◆ **Exercise materials**
-- Begin --
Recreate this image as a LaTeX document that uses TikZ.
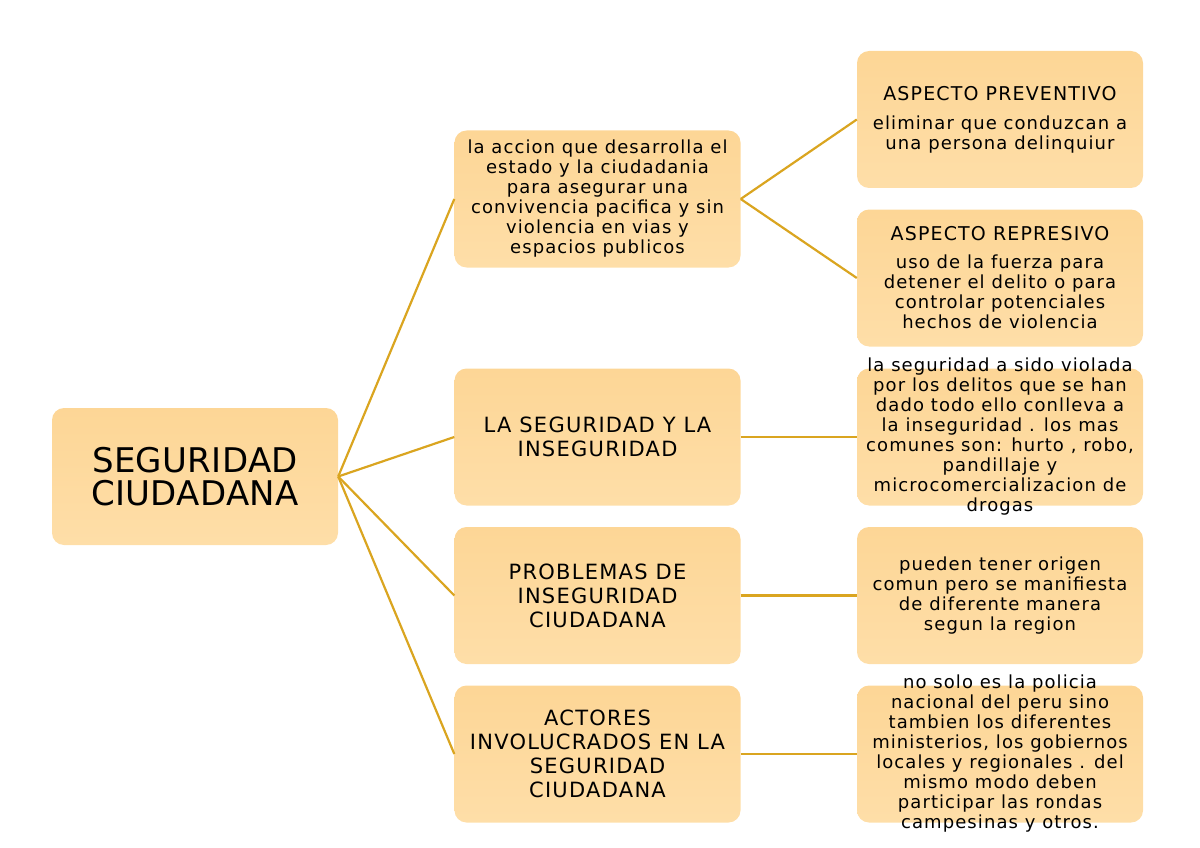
-- End --
-- Begin --
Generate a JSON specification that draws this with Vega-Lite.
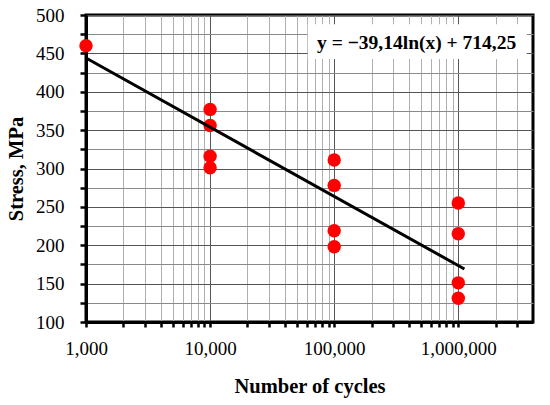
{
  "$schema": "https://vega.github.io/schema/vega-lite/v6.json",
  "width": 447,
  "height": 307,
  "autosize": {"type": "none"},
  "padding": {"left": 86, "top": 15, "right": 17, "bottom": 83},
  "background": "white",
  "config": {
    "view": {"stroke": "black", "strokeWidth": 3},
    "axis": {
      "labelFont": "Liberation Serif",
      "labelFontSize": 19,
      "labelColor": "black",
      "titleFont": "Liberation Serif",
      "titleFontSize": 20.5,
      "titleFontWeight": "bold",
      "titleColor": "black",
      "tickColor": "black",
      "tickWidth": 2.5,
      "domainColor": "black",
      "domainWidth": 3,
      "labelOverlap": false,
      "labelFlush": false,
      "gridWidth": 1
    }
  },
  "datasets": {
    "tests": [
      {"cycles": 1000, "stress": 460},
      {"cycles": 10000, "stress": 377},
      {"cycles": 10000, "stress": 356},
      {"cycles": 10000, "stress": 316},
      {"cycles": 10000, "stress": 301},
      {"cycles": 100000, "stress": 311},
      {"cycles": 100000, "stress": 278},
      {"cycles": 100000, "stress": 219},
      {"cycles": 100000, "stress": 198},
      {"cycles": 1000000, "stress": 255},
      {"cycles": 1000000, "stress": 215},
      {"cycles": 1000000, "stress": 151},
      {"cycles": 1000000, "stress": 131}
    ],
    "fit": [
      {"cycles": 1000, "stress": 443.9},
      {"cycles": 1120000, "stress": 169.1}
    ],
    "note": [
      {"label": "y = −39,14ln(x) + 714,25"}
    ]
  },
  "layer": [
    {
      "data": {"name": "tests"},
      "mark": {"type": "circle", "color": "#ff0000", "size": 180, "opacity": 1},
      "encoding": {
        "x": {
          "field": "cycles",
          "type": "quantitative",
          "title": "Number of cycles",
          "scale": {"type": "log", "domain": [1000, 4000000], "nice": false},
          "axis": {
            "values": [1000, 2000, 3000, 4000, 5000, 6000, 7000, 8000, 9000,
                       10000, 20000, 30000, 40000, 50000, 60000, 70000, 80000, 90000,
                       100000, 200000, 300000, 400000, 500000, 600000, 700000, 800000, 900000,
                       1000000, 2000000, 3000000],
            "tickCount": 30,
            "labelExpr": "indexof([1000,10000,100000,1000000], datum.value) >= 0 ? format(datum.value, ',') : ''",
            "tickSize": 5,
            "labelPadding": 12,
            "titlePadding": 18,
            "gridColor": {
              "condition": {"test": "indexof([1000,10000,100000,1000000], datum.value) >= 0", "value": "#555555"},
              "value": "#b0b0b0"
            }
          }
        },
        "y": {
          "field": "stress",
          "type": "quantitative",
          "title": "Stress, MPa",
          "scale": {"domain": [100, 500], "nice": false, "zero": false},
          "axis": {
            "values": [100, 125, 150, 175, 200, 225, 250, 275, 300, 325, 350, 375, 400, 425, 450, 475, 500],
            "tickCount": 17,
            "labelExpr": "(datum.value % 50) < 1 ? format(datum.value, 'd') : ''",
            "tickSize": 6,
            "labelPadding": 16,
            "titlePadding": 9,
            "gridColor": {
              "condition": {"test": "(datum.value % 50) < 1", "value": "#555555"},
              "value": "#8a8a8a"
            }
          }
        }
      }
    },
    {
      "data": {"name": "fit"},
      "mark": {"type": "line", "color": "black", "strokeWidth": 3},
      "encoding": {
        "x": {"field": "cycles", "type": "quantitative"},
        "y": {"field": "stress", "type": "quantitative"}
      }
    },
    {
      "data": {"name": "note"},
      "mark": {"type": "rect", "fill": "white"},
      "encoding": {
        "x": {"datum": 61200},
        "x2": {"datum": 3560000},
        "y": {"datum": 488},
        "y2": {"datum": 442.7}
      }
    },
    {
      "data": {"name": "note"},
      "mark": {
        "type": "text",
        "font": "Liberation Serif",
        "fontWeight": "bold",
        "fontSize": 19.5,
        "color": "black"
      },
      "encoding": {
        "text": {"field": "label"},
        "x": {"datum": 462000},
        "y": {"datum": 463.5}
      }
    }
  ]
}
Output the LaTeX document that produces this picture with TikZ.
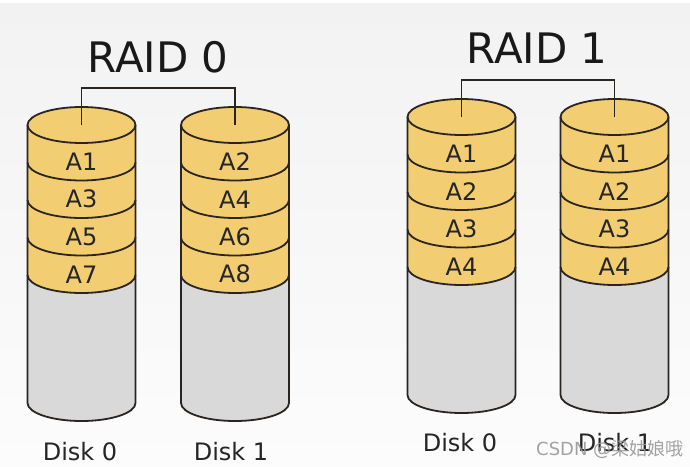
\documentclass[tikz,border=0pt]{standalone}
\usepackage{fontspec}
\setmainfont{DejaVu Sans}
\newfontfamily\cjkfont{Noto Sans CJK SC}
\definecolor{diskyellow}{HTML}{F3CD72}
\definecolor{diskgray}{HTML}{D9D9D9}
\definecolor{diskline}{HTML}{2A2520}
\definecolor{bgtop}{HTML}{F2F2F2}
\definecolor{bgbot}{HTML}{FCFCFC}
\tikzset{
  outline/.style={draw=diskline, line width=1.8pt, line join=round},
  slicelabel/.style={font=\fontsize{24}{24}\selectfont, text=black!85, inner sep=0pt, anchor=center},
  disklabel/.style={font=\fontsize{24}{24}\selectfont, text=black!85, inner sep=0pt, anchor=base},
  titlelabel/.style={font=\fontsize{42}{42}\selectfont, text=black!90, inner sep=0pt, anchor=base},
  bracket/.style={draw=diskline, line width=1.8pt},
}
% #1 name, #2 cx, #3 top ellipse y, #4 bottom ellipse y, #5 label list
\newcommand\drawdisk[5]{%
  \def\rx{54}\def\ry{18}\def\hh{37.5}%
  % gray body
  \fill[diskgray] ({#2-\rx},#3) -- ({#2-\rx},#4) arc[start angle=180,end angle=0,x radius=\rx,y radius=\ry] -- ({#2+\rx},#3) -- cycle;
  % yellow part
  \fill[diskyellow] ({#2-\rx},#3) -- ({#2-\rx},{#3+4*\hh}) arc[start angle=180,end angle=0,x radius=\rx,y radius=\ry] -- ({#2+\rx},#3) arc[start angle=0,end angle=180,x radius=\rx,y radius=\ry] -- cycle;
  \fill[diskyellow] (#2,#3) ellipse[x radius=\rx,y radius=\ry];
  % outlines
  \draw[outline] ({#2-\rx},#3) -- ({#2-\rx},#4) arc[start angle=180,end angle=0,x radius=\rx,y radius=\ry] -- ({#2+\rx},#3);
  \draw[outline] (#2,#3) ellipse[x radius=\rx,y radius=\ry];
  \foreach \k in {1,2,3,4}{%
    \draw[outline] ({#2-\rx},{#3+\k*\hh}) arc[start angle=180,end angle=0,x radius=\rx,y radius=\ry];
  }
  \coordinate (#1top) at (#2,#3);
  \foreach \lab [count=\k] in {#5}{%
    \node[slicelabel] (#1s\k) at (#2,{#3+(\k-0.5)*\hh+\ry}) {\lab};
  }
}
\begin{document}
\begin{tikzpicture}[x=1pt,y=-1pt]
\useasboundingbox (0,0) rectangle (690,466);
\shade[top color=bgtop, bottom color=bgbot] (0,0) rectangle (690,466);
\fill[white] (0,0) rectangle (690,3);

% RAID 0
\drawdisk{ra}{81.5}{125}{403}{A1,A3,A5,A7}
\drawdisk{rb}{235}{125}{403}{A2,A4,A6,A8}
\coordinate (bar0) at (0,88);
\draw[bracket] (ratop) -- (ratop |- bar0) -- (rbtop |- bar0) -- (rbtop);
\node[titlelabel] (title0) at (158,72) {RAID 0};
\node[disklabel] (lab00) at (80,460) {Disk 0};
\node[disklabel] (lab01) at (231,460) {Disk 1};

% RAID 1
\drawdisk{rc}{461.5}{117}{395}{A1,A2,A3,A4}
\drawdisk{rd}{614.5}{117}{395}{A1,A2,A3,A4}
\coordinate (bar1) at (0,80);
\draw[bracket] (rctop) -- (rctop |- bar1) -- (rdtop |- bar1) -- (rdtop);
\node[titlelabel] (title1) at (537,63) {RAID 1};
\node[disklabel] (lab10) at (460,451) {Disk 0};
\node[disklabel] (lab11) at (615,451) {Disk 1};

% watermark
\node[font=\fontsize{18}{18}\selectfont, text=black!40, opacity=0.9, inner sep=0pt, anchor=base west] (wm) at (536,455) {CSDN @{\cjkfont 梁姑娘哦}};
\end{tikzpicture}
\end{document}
-- End --
◆ **Problem**
Using the material above, gather every line that includes "this".

◆ **Answer below**
Recreate this image as a LaTeX document that uses TikZ.
Generate a JSON specification that draws this with Vega-Lite.
Output the LaTeX document that produces this picture with TikZ.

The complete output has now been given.